Stated goal: Tally the lines in the following entries that include the word "this"; state only the total.

Task input:
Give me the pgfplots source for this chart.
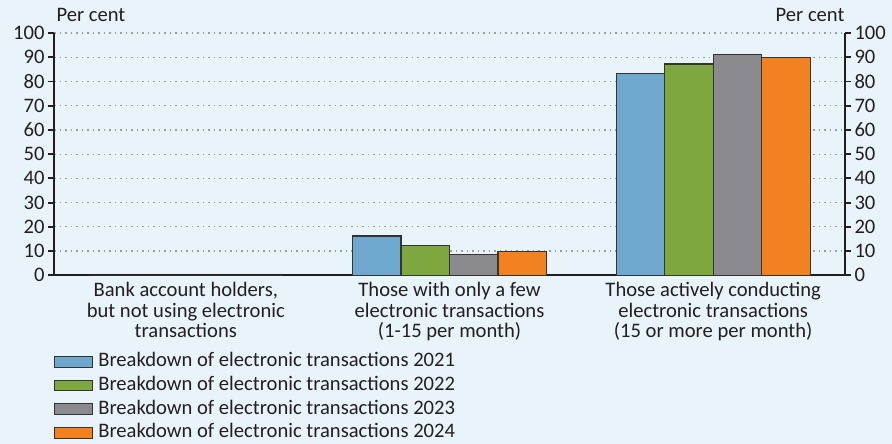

--

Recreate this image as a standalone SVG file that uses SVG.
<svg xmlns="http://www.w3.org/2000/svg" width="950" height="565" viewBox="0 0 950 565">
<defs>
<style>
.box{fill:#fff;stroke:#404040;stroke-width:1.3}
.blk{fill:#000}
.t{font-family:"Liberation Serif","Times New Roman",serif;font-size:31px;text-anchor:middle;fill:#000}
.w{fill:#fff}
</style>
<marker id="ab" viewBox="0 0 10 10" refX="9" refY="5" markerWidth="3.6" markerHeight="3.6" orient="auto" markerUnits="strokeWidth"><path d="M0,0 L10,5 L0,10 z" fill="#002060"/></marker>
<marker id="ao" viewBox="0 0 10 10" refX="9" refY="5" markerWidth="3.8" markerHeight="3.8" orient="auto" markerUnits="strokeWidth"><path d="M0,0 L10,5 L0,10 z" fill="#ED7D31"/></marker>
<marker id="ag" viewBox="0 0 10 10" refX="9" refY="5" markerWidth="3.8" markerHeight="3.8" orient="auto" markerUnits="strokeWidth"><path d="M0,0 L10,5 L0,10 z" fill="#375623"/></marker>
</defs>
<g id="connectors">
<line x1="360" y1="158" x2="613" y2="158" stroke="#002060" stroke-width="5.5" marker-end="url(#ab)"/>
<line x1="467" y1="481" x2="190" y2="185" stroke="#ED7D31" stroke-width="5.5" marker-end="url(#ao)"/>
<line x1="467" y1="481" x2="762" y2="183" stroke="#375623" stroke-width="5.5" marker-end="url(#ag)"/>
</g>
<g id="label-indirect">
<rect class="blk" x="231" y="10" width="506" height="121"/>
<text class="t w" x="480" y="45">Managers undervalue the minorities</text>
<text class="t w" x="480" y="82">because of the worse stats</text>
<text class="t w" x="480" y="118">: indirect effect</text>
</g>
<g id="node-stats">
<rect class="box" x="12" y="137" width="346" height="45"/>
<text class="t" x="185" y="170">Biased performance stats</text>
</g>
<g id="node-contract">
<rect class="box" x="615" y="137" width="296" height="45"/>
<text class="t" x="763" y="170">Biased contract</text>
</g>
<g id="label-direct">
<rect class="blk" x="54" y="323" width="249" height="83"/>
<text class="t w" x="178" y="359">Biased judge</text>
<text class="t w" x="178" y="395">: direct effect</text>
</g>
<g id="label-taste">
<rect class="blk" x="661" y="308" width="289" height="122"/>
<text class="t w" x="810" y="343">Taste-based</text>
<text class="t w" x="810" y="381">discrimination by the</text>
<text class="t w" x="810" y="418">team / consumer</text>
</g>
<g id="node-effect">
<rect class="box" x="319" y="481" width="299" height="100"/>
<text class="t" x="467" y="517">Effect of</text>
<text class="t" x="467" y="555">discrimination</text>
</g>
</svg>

Output: 2